Interview: The Shaking Sensations

The Shaking Sensations - Photo courtesy of The Shaking Sensations

The Shaking Sensations - Photo courtesy of The Shaking Sensations

The Shaking Sensations have been through quite a lot of changes over the years.

The band, whose initial roots are grounded in a Smashing Pumpkins cover band from the late 90s, has run the gamut of adjustments and transformation, ranging from evolving music foci to alterations in the roles of members.

Now, in 2011, the band finally has a debut full-length album to show for it; “East of Youth” was released earlier this year in Scandinavia, with German and UK releases last month. Of course, as with everything else in the band, it didn’t come easily.

“It’s an album that has been under its way for quite some time,” guitarist Jeppe said.

He referenced the fact that, up until one-and-a-half years ago, the band was only him and three other members: Jakob, Jens and Christian. However, at a certain point – after the group trade out the Sonic Youth and Smashing Pumpkins influences in lieu of achieving a Mogwai and Explosions in the Sky sound – the foursome decided to bring on a fifth member and second drummer, Mads.

“We needed to rearrange everything that we had done before because until that point we only had one drummer,” Jeppe said. “All these new things started to happen and the two drummers needed to learn how to play together.”
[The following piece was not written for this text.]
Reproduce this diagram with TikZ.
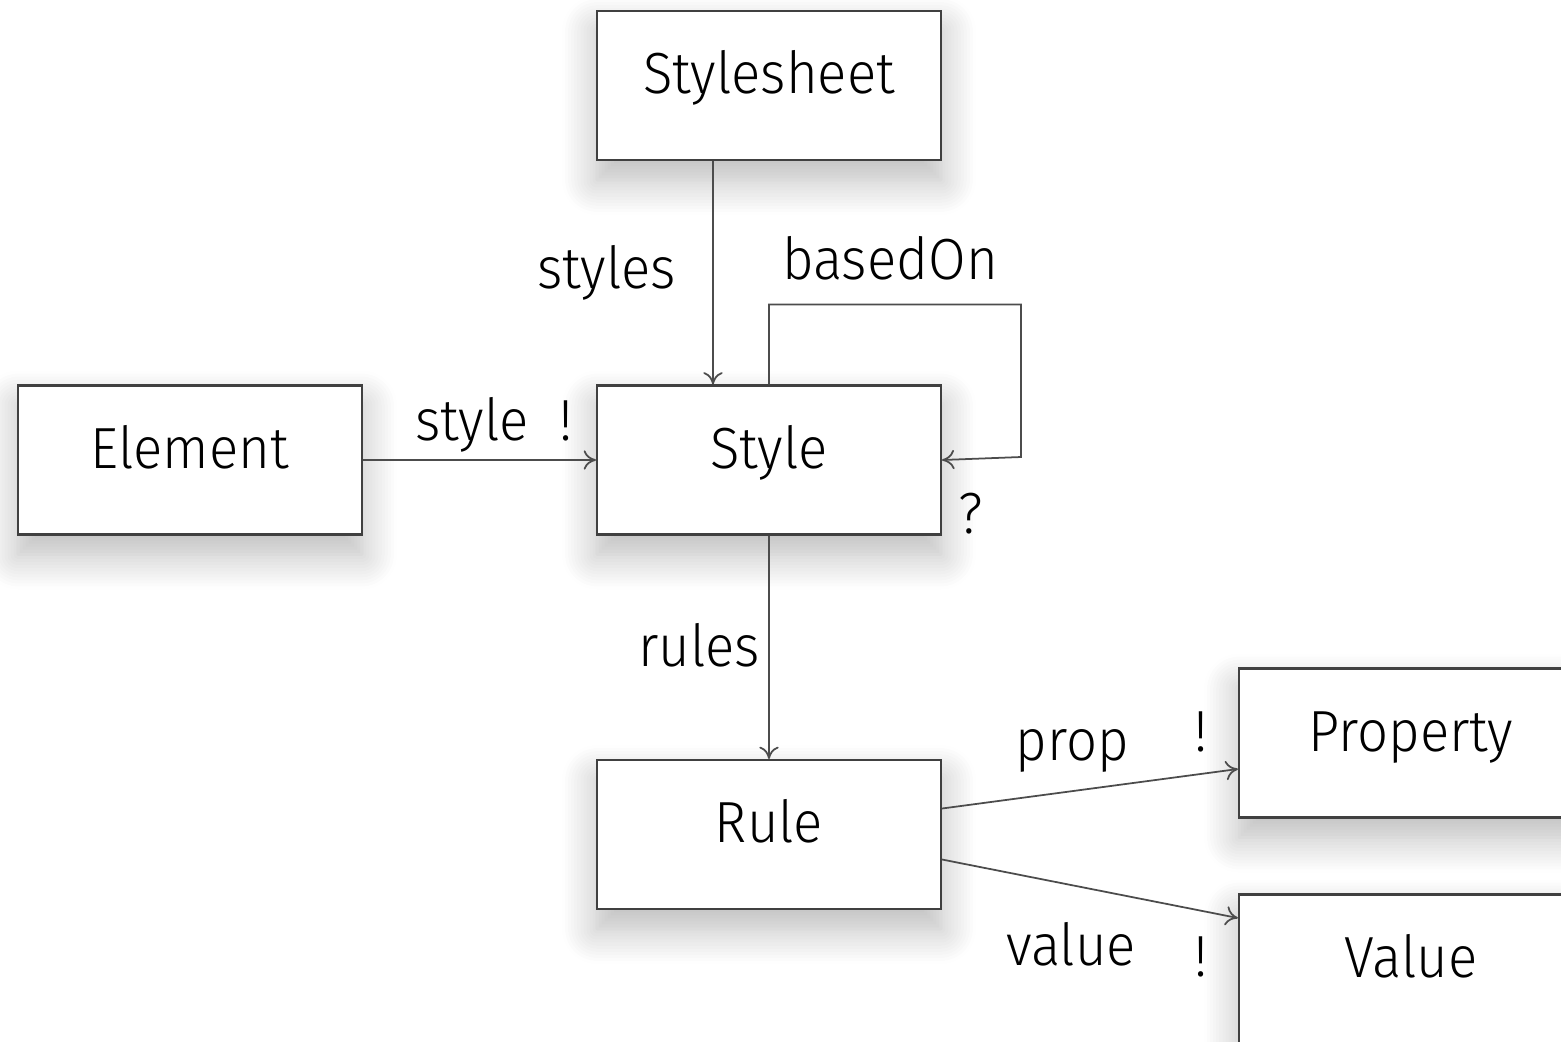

Shortly after, the band set to serious work recording the album, which was followed up with some devastating news: new drummer Mads had broken his arm. While it wasn’t the end of the band or the recording process, there was a three-month hiatus. And when the band regrouped to continue with recording, they all realized there was an amount of dissatisfaction with the songs, and a desire to rework the music yet again.

“It was like starting over,” Jeppe said, explaining how they wrote new songs in hopes of better pinpointing the sound they all wanted. “It was a really chaotic process, but it turned out really good.”

Additionally, he said in retrospect that the intensity of the music – all of which is void of vocals – seems to accurately reflect that chaos they all were subject to.

“We think it documents it pretty well,” he said. “It ended up being a record that we are really satisfied with and really it encapsulates all that’s going on in our minds in that period.”

Additionally, in the past six months, Jeppe – who previously served as a manager to the band – was able to step down from that post and focus solely on the music, passing the managerial torch on to the record label.

“That’s quite a relief just to concentrate on the music,” he said. “All the other business things [are] really stressful.”

Since The Shaking Sensations play post-rock instrumental music, Jeppe said that because there are no lyrics, the emotional intent behind the songs becomes even more important and prominent.

“Since we’re doing instrumental music, we’re not putting words on a paper that express feelings,” he said. “Many things have to come together before we can make good music…[the band members need] to be places in their lives where they can, you know, express feelings.”

This goes not just for writing music together, but also for playing it live.

“We need to be in it, all of us, 100 percent, before it can work out,” Jeppe said. “It can be hard. It can be really hard…it’s just the whole thing about standing on the stage and playing your music for [total] strangers and a new crowd every night.”

But when they all concentrate their energies, something beautiful, intense and unexpected is the result.

“If you would have asked me 10 years ago, I’d never thought about playing instrumental music, and not with [these] guys that I started out with,” Jeppe said. “Now it’s something totally different…we’ve all grown with it.”

The Shaking Sensations plays tonight at Bassy in Berlin. The show begins at 21.00.